Review: ‘Sum of All Fears’ hits too close to home
Friday, May 31, 2002 | 9:23 a.m.
'Sum of All Fears'
Grade: ** 1/2
Starring: Ben Affleck, Morgan Freeman, James Cromwell and Alan Bates.
Screenplay: Akiva Goldsman, Paul Attanasio and Daniel Pyne.
Director: Phil Alden Robinson.
Rated: PG-13 for violence, disaster images and brief strong language.
Running time: 127 minutes.
Movie times: http://www.vegas.com/movies/
Idon't read Tom Clancy's novels, but the films made from them are more or less pornographic: They fetishize events that shouldn't be fetishized. No one in their deepest confusion would confuse a James Bond movie with reality, but Clancy's stories have always pretended to be part of our world, juggling real-life elements such as drug cartels and nuclear weapons and periodically dropping one, leaving the CIA to clean it up.
I've enjoyed the films to varying degrees. "Patriot Games" and "Clear and Present Danger" were slight, but made worthwhile by the performances: Harrison Ford is CIA analyst Jack Ryan, for good or ill, and you need him to center these pictures. "The Hunt for Red October" is the best of the bunch, and it belongs to Sean Connery -- Alec Baldwin's Ryan barely registers until Connery begins playing off of him. All told, they're decent films -- but released as they were in peacetime, I never gave a thought to what they meant to say.
"The Sum of All Fears," directed by Phil Alden Robinson ("Field of Dreams"), doesn't have the luxury of being simple entertainment. Its basic premise, in which a terrorist detonates a nuclear bomb in the continental United States, would have seemed ludicrous before last fall; today the sum of all those fears actually add up to something, and even the most casual observer must wonder what Clancy knew and when he knew it.
"Fears" plays too close for comfort, which is kind of a shame, because it's the best film of Clancy's material since "Red October." The Ryan role is transformed to accommodate young star Ben Affleck, who plays the hotshot CIA analyst with the rumpled good nature of a dot-com refugee.
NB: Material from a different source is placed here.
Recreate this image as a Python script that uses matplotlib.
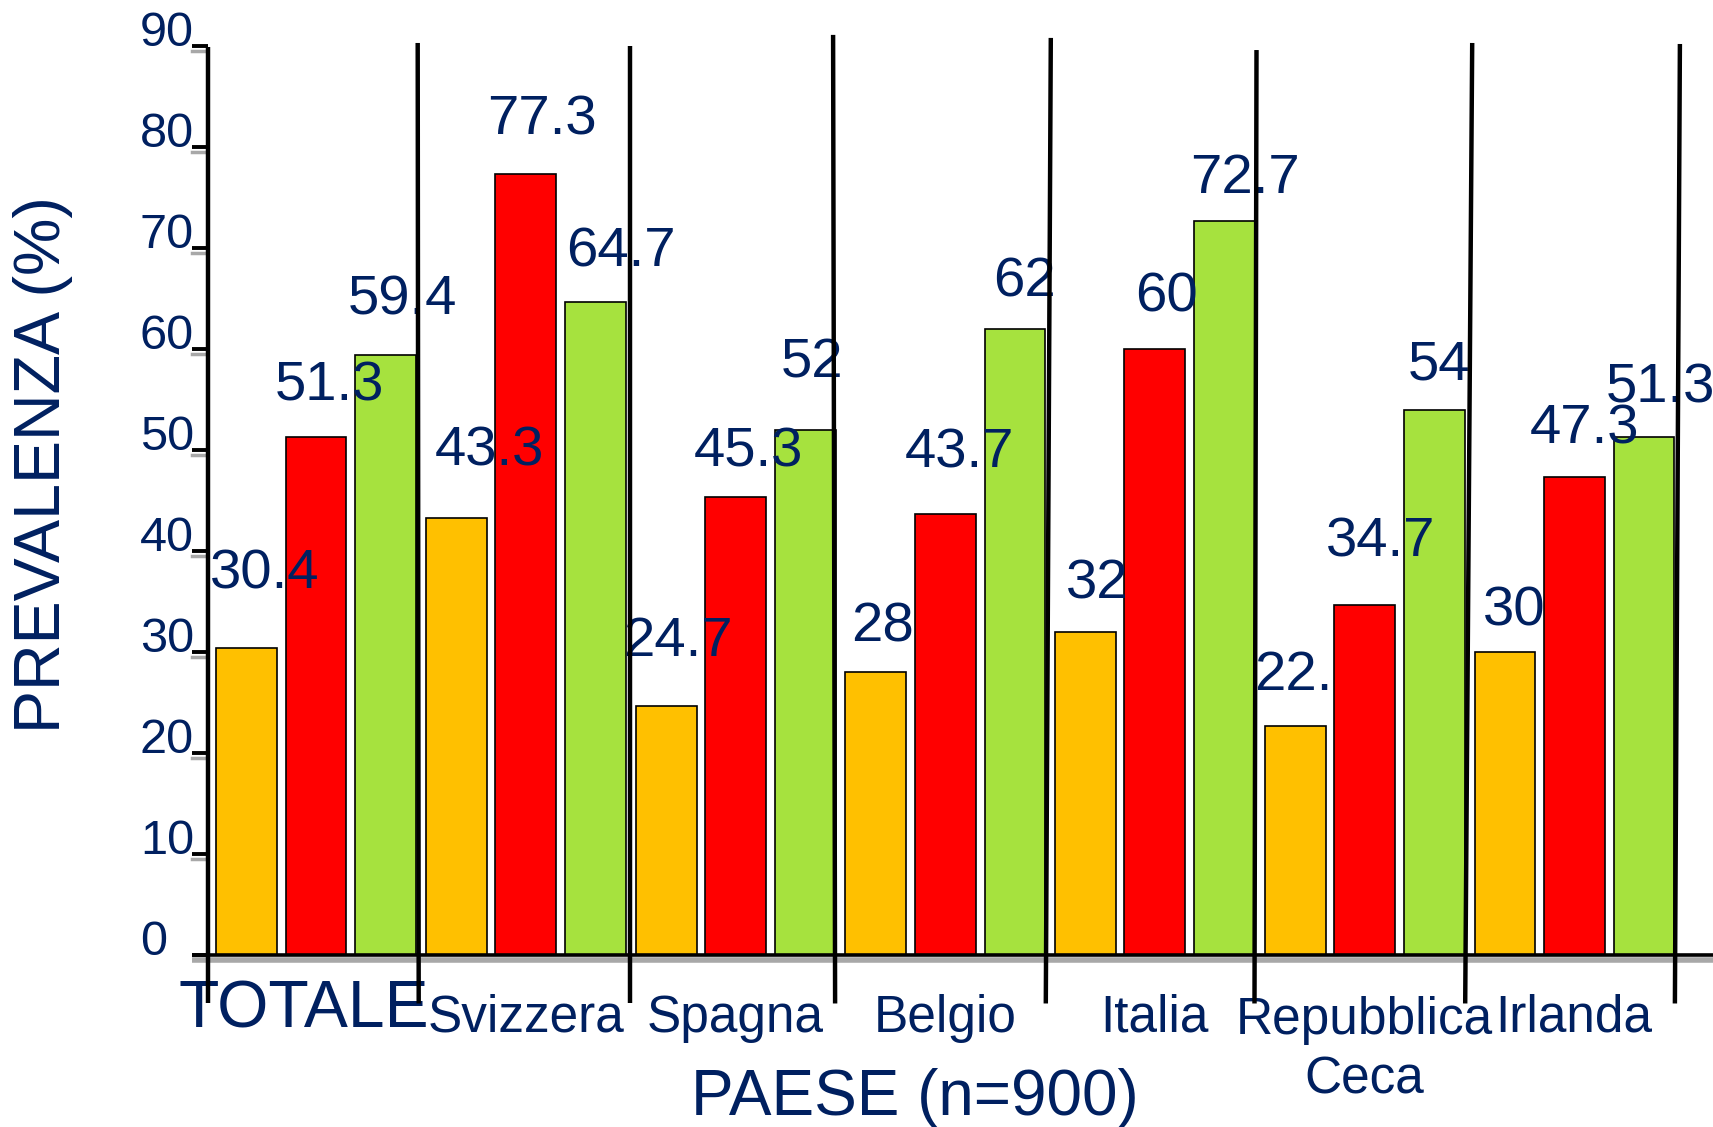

He works in the Agency's basement with a group of fellow second-guessers, betting on the outcome of world events until, one day, he's summoned into the middle of them.
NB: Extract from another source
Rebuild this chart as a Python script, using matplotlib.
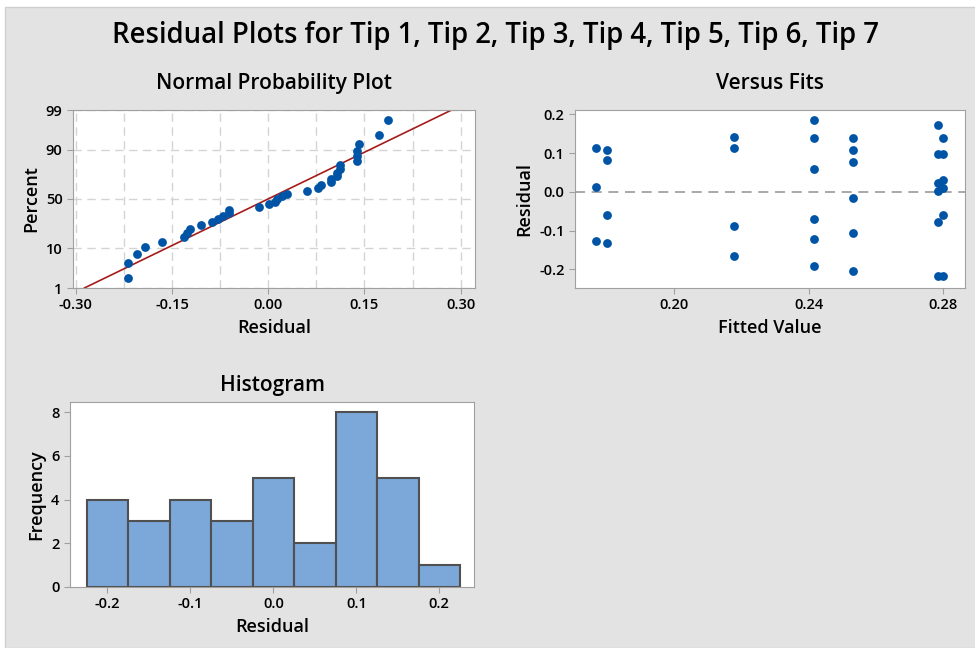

I can't say enough good things about Morgan Freeman. His name above the title automatically adds a star to my grade.
As CIA director Bill Cabot, Freeman lends the same firepower to "Fears" that Connery gave to "October" -- an authority and dry humor that lets you know that this is really the guy in charge, no matter where he stands in the chain of command. When he pulls Ryan out of his basement ("You're about to breathe air that's way over your pay grade") he takes charge of the picture, and Affleck's performance, too.
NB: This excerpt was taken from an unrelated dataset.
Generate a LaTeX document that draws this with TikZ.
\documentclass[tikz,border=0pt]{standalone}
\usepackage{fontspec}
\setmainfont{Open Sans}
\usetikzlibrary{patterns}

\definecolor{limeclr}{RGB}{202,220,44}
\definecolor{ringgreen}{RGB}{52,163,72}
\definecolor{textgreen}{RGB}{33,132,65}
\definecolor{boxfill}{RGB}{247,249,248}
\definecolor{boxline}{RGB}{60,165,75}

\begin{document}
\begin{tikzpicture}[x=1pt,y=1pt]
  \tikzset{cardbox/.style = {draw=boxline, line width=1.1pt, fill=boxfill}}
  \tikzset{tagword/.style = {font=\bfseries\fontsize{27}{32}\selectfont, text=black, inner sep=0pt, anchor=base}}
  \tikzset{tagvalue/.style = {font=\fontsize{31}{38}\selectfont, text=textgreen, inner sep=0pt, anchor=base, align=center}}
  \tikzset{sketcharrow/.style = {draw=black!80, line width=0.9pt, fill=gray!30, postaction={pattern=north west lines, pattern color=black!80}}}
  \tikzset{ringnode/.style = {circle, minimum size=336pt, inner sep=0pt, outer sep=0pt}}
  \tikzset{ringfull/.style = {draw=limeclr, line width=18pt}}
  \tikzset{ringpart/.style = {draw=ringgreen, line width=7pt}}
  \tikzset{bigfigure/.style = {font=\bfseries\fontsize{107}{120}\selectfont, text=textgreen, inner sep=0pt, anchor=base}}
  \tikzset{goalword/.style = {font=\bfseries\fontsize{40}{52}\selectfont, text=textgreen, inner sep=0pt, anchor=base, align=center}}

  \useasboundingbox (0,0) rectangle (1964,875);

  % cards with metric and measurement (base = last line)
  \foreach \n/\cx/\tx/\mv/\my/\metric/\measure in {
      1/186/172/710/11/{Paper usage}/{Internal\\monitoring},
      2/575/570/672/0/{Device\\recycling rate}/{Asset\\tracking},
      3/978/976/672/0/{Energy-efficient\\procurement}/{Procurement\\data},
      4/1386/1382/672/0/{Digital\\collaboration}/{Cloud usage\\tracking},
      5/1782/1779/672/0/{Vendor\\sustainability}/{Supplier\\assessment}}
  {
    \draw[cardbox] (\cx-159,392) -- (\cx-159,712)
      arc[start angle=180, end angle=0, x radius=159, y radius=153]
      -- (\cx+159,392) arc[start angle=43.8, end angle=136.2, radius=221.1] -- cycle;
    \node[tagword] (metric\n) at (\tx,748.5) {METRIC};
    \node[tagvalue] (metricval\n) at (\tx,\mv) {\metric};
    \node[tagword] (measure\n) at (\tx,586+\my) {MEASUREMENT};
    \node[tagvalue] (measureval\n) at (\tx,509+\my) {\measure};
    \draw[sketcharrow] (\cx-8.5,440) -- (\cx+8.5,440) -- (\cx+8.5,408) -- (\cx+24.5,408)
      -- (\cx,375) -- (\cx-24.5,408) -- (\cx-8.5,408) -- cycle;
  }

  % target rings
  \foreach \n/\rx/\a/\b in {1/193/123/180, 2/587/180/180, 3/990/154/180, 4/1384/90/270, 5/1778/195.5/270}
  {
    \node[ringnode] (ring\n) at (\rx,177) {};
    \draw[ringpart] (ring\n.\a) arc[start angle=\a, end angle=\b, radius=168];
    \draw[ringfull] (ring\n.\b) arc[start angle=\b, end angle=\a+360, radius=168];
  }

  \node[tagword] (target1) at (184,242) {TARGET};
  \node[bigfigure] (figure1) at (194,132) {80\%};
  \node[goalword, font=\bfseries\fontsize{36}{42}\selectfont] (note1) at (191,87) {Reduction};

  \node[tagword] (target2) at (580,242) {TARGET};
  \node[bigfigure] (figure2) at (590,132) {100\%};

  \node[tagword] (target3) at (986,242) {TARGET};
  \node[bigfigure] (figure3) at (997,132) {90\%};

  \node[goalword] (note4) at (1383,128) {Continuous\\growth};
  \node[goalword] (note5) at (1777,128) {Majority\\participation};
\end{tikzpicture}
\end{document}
It's not that Affleck is out of his depth. The Kevin Smith acolyte suprises me with every new role, and he may yet mature into a Harrison Ford, who himself continues to grow as a performer. But Affleck's role, past a certain point, requires him to do more reacting than acting; he spends the last half of the film barking cliches into a cellular phone ("The bomb is in play!"). Freeman, on the other hand, has room to stretch, and he uses it to its fullest.
A few other actors turn in high-quality work. Alan Bates is chilling in his short scenes as a neo-Nazi terrorist, and Robinson pulls off a neat trick in revealing the terrorist's alliances by zooming in on his wristwatch, emblazoned with a swastika. Liev Schreiber plays a field operative so dispassionate about his job that he doesn't even listen to Ryan's briefing; instead, he admires the analyst's Palm Pilot.
There is an explosion in "The Sum of All Fears" that may stir memories of last fall's brutal attacks (the trailer reveals as much). It almost seems unnecessary given what follows it -- a Cold War thriller of the first order -- but it no longer seems outrageous that it could happen. Perhaps that's what may spell the end of Clancy's career in media -- on the fiction side of the fence, at least. 0001.